## [Your task]
From the entries that follow, extract each line holding the string "React".

--------------------------------

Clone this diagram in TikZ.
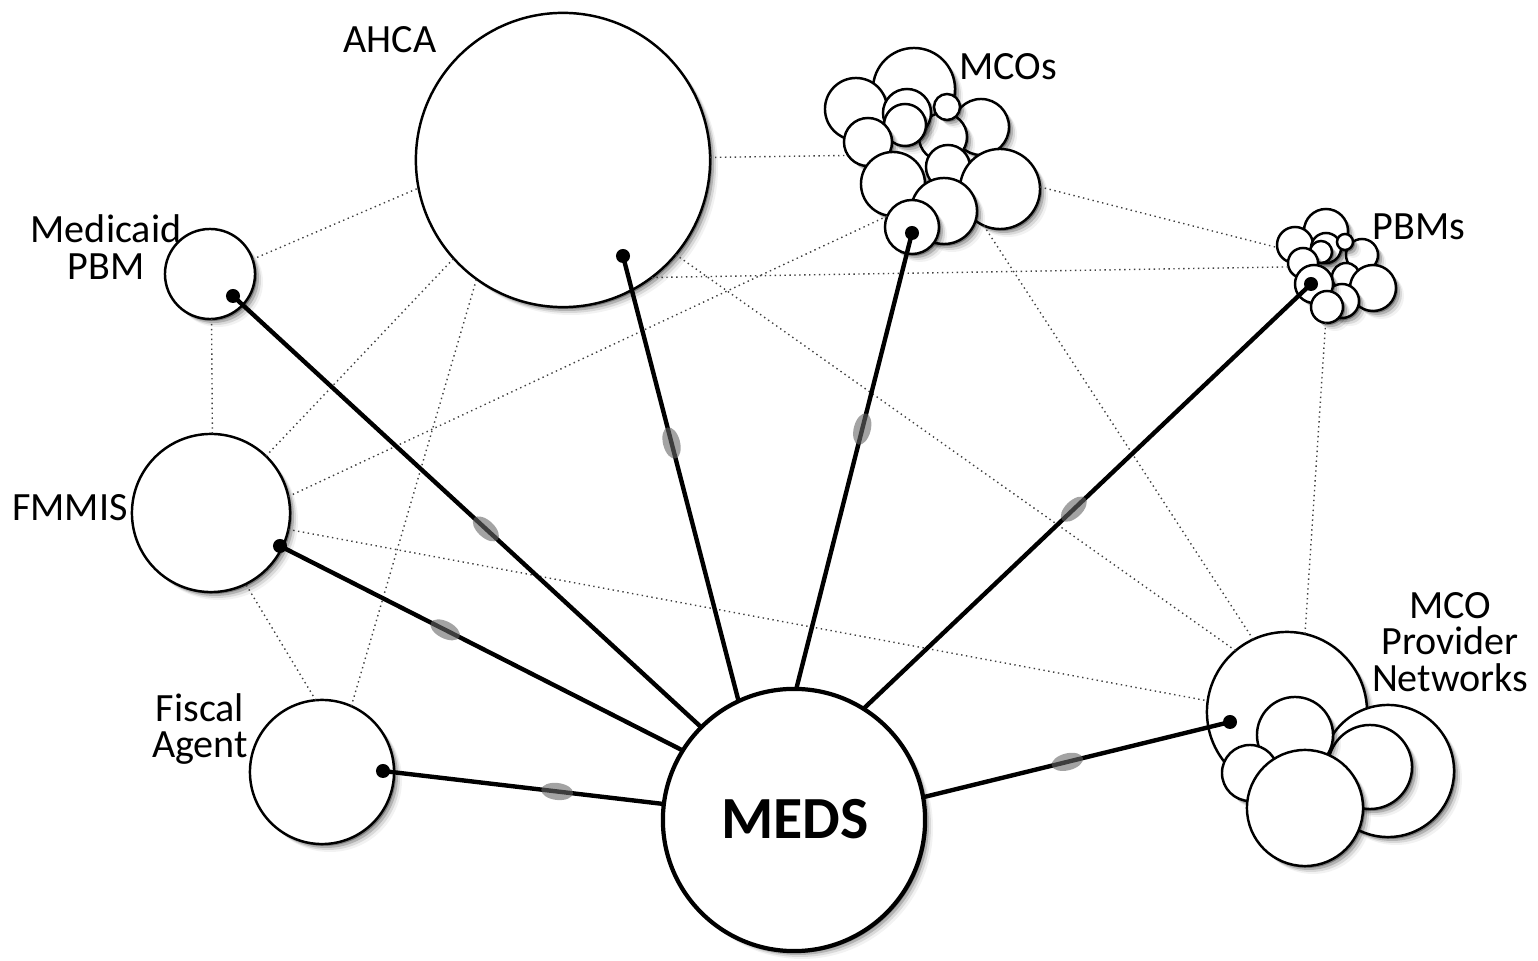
\documentclass[tikz,border=0pt]{standalone}
\usepackage{fontspec}
\setmainfont{Carlito}
\usetikzlibrary{shapes.geometric}
\tikzset{
  bubble/.style={circle,draw=black,fill=white,line width=0.7pt,inner sep=0pt,outer sep=0pt},
  conn/.style={draw=black!75,line width=0.4pt,densely dotted},
  link/.style={draw=black,line width=1.25pt},
  dotm/.style={circle,fill=black,inner sep=0pt,outer sep=0pt,minimum size=0.14cm},
  blob/.style={ellipse,fill=black!60,opacity=0.6,inner sep=0pt,minimum width=0.32cm,minimum height=0.17cm,sloped},
  lbl/.style={font=\fontsize{11.4pt}{10.4pt}\selectfont,align=center,inner sep=0pt},
}
\newcommand\bub[5][]{%
  \foreach \s/\o in {2/0.3,4/0.18,6/0.1,8/0.05}{\fill[black,opacity=\o] (#3+\s,#4+\s) circle[radius=#5*0.01cm];}
  \node[bubble,minimum size=#5*0.02cm,#1] (#2) at (#3,#4) {};
}
\begin{document}
\begin{tikzpicture}[x=0.01cm,y=-0.01cm]
\useasboundingbox (0,0) rectangle (1538,961);
% main circles
\bub{ahca}{563}{160}{147}
\bub{mpbm}{210}{274}{45}
\bub{fmmis}{211}{513}{79}
\bub{fiscal}{322}{772}{72}
% MCOs cluster
\bub{m1}{914}{89}{41}
\bub{m3}{981}{127}{28}
\bub{m2}{856}{109}{31}
\bub{m4}{943}{137}{24}
\bub{m5}{907}{113}{24}
\bub{m6}{905}{125}{21}
\bub{m7}{947}{107}{13}
\bub{m8}{868}{142}{24}
\bub{m10}{948}{167}{22}
\bub{m9}{893}{184}{32}
\bub{m11}{1000}{189}{40}
\bub{m12}{944}{211}{33}
\bub{m13}{912}{227}{27}
% PBMs cluster
\bub{p1}{1326}{231}{22}
\bub{p4}{1362}{255}{16}
\bub{p2}{1295}{245}{18}
\bub{p3}{1326}{248}{15}
\bub{p3b}{1321}{252}{11}
\bub{p5}{1345}{242}{8}
\bub{p6}{1303}{263}{15}
\bub{p7}{1346}{277}{14}
\bub{p9}{1373}{288}{23}
\bub{p10}{1342}{301}{17}
\bub{p8}{1314}{284}{19}
\bub{p11}{1327}{307}{16}
% MCO provider networks cluster
\bub{n1}{1287}{712}{80}
\bub{n2}{1388}{771}{66}
\bub{n3}{1370}{767}{42}
\bub{n4}{1295}{735}{38}
\bub{n5}{1250}{773}{28}
\bub{n6}{1305}{808}{58}
% MEDS
\bub[line width=1.2pt]{meds}{794}{820}{131}
\node[font=\fontsize{17pt}{17pt}\selectfont\bfseries,inner sep=0pt] (medstext) at (795,819) {MEDS};
% dotted connectors
\draw[conn] (mpbm.19.6) -- (ahca.191.8);
\draw[conn] (mpbm.-88) -- (fmmis.89);
\draw[conn] (fmmis.46) -- (ahca.222.6);
\draw[conn] (fmmis.12.8) -- (m13.156);
\draw[conn] (fmmis.-12.5) -- (n1.172.2);
\draw[conn] (fiscal.95) -- (fmmis.-64);
\draw[conn] (fiscal.66.5) -- (ahca.234.4);
\draw[conn] (ahca.1) -- (m8.214);
\draw[conn] (ahca.-53.1) -- (p6.195);
\draw[conn] (ahca.-40.1) -- (n1.130);
\draw[conn] (m11.3) -- (p2.188);
\draw[conn] (m11.246.5) -- (n1.115.3);
\draw[conn] (p11.265) -- (n1.77.3);
% dots
\node[dotm] (ahcadot) at (623,256) {};
\node[dotm] (mcodot) at (912,233) {};
\node[dotm] (pbmdot) at (1311,284) {};
\node[dotm] (mpbmdot) at (233,296) {};
\node[dotm] (fmmisdot) at (280,546) {};
\node[dotm] (fiscaldot) at (383,771) {};
\node[dotm] (mcopndot) at (1230,722) {};
% thick links to MEDS
\draw[link] (ahcadot.center) -- node[blob,pos=.42]{} (meds.115);
\draw[link] (mcodot.center) -- node[blob,pos=.43]{} (meds.89);
\draw[link] (pbmdot.center) -- node[blob,pos=.53]{} (meds.58);
\draw[link] (mpbmdot.center) -- node[blob,pos=.54]{} (meds.135);
\draw[link] (fmmisdot.center) -- node[blob,pos=.41]{} (meds.148);
\draw[link] (fiscaldot.center) -- node[blob,pos=.62]{} (meds.173);
\draw[link] (mcopndot.center) -- node[blob,pos=.53]{} (meds.10);
% labels
\node[lbl] (lahca) at (390,40) {AHCA};
\node[lbl] (lmcos) at (1008,67) {MCOs};
\node[lbl] (lpbms) at (1419,227) {PBMs};
\node[lbl] (lmpbm) at (106,247) {Medicaid\\PBM};
\node[lbl] (lfmmis) at (70,508) {FMMIS};
\node[lbl] (lfiscal) at (200,729) {Fiscal\\Agent};
\node[lbl] (lmcopn) at (1450,642) {MCO\\Provider\\Networks};
\end{tikzpicture}
\end{document}
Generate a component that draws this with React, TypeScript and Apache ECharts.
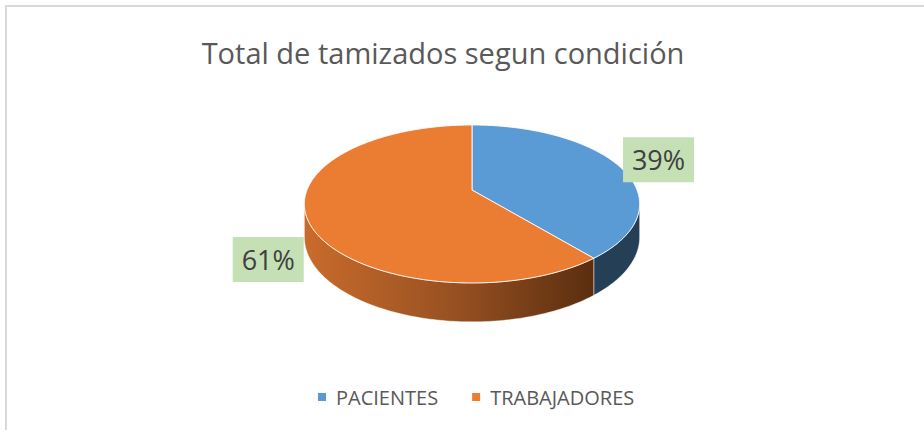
import React, { useEffect, useRef } from "react";
import * as echarts from "echarts";

// ---- data ----
const categories = ["PACIENTES", "TRABAJADORES"];
const values = [39, 61];
const titleText = "Total de tamizados segun condición";

// ---- styles ----
const topColors = ["#5b9bd5", "#ea7d32"];
const legendColors = ["#5b9bd5", "#ed7d31"];
const FONT = "'Open Sans', 'Noto Sans', sans-serif";

// ---- geometry of the tilted, perspective pie ----
const CX = 472;
const VY = 190;
const AX = 165;
const CY = 76.5;
const K = 0.177;
const DEPTH = 32;
const SIL = Math.acos(-K) / (2 * Math.PI); // silhouette fraction (~0.278)
const LABEL_DX = 6;

function proj(r: number, f: number, dz = 0): [number, number] {
  const phi = f * 2 * Math.PI;
  const a = r * Math.sin(phi);
  const b = -r * Math.cos(phi);
  const s = 1 / (1 - K * b);
  return [CX + AX * a * s, VY + CY * b * s + dz * s];
}

function rimPoints(f0: number, f1: number, dz = 0): [number, number][] {
  const pts: [number, number][] = [];
  const n = Math.max(2, Math.ceil((f1 - f0) * 360));
  for (let i = 0; i <= n; i++) pts.push(proj(1, f0 + ((f1 - f0) * i) / n, dz));
  return pts;
}

function toPath(pts: [number, number][]): string {
  return (
    pts.map((p, i) => (i === 0 ? "M" : "L") + p[0].toFixed(2) + " " + p[1].toFixed(2)).join(" ") + " Z"
  );
}

const total = values.reduce((a, b) => a + b, 0);
const starts = values.map((_, i) => values.slice(0, i).reduce((a, b) => a + b, 0) / total);

function sideFill(i: number): any {
  if (i === 0) return "#243f56";
  return new echarts.graphic.LinearGradient(0, 0, 1, 0, [
    { offset: 0, color: "#c96b2c" },
    { offset: 0.5, color: "#995222" },
    { offset: 1, color: "#5b2e0f" },
  ]);
}

function makeRenderItem(i: number) {
  return (params: any, api: any) => {
    const v = api.value(0);
    const f0 = starts[i];
    const f1 = f0 + v / total;
    const children: any[] = [];
    // side wall (front visible part only)
    const g0 = Math.max(f0, SIL);
    const g1 = Math.min(f1, 1 - SIL);
    if (g1 > g0) {
      const top = rimPoints(g0, g1, 0);
      const bot = rimPoints(g0, g1, DEPTH).reverse();
      children.push({
        type: "path",
        shape: { pathData: toPath(top.concat(bot)) },
        style: { fill: sideFill(i), stroke: "rgba(255,255,255,0.55)", lineWidth: 0.8 },
        z2: 1,
      });
    }
    // top face
    const vertex: [number, number] = [CX, VY];
    const topPts = [vertex].concat(rimPoints(f0, f1, 0));
    children.push({
      type: "path",
      shape: { pathData: toPath(topPts) },
      style: { fill: topColors[i], stroke: "rgba(255,255,255,0.85)", lineWidth: 1 },
      z2: 2,
    });
    // data label
    const mid = (f0 + f1) / 2;
    const r = 1.25;
    const phi = mid * 2 * Math.PI;
    const b = -r * Math.cos(phi);
    const [lx0, ly0] = proj(r, mid, 0);
    const s = 1 / (1 - K * b);
    const lx = lx0 + LABEL_DX;
    const ly = b > 0 ? ly0 + DEPTH * s : ly0;
    const pct = Math.round((v / total) * 100) + "%";
    const W = 71;
    const H = 45;
    children.push({
      type: "rect",
      shape: { x: lx - W / 2, y: ly - H / 2, width: W, height: H },
      style: { fill: "#c5e0b4" },
      z2: 10,
    });
    children.push({
      type: "text",
      x: lx,
      y: ly,
      style: {
        text: pct,
        fill: "#404040",
        font: `27px ${FONT}`,
        align: "center",
        verticalAlign: "middle",
      },
      z2: 11,
    });
    return { type: "group", children };
  };
}

export default function App() {
  const ref = useRef<HTMLDivElement>(null);
  useEffect(() => {
    if (!ref.current) return;
    const chart = echarts.init(ref.current, undefined, { renderer: "svg" });
    chart.setOption({
      animation: false,
      backgroundColor: "#ffffff",
      legend: {
        data: categories,
        left: 313,
        top: 382,
        icon: "rect",
        itemWidth: 8,
        itemHeight: 8,
        itemGap: 34,
        selectedMode: false,
        formatter: (name: string) => `{t|${name}}`,
        textStyle: {
          color: "#595959",
          fontFamily: FONT,
          fontSize: 20,
          rich: { t: { color: "#595959", fontFamily: FONT, fontSize: 20, padding: [0, 0, 0, 5] } },
        },
      },
      graphic: [
        {
          type: "rect",
          shape: { x: 6, y: 6, width: 940, height: 450 },
          style: { fill: "none", stroke: "#d9d9d9", lineWidth: 2 },
          silent: true,
        },
        {
          type: "text",
          x: 443,
          y: 52,
          style: {
            text: titleText,
            fill: "#595959",
            font: `29px ${FONT}`,
            align: "center",
            verticalAlign: "middle",
          },
          silent: true,
        },
      ],
      series: categories.map((name, i) => ({
        type: "custom",
        name,
        coordinateSystem: "none",
        silent: true,
        itemStyle: { color: legendColors[i] },
        renderItem: makeRenderItem(i),
        data: [[values[i]]],
      })),
    });
    return () => chart.dispose();
  }, []);
  return <div ref={ref} style={{ position: "fixed", left: 0, top: 0, width: 924, height: 430 }} />;
}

--------------------------------

## [Response for this exercise]
Generate a component that draws this with React, TypeScript and Apache ECharts.
import React, { useEffect, useRef } from "react";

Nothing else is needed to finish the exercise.